The mall put English shopping centres to shame. It was spectacular, pristine and incredibly well air-conditioned. There seems to be no middle ground. The very poor line the steps outside the mall and beg amongst a thrum of mopeds and rickshaws and a hum of urine and faeces. Anyone wishing to enter must pass a security (read: wealth) check. Either you can afford to walk around in this mall or you can’t. The extremities in such close proximity of effluence and affluence are astounding.

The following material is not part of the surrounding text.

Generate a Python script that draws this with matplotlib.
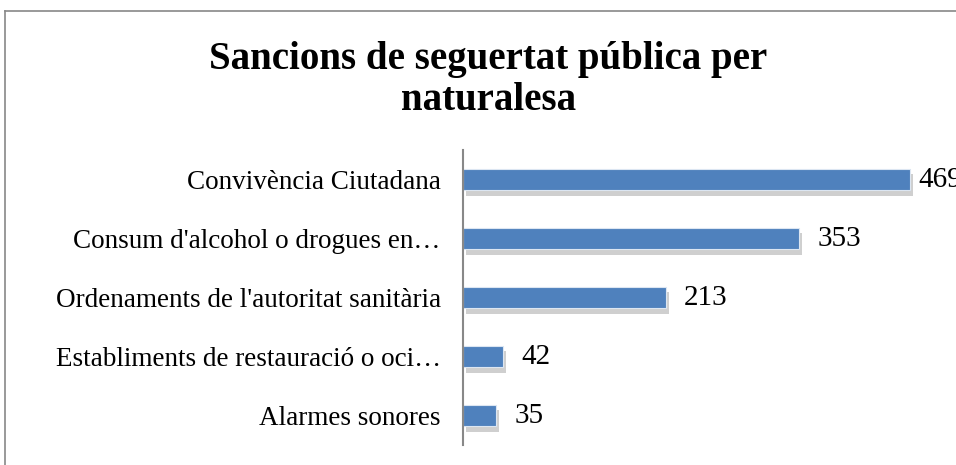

Naturally wanting to experience the culture we threw ourselves into a local culinary sensation. It was a particularly spicy Pizza Hut. Our fear of Delhi belly may have informed the choice. We rounded the evening off with our first night-time rickshaw through the heart of Delhi as local children lit fireworks and the city lit up with the glow of encroaching Diwali. This is the exact point that the magic of India hit me. Despite warnings in handbooks to be careful of Tuk-Tuk drivers who sometimes take you where you don’t want to go, such as a friends hotel or a shop that offers them commission, I lost myself in the gentle bumps of the road and the buzz of the city. I sat for the first time in the eye of the storm and let go of the control and the anxiety that had gripped me all day. I saw all of the smiles and celebrations. Locals waved at us and giggled if we waved back. The scent was now of incense and roadside braziers. The city washed over me. We could have been driving anywhere and I would have loved it. This must be the secret to India; keep your head about you, yes, but go with the flow. I fear in the coming weeks I may try to rationalise chaos and frustrate myself. I must continue to remind myself to loosen up.
Day one over with no sign of Delhi belly. I consider this a success.
I saw a man pee on a dog when we got back to the home stay. Don’t tell Hanna.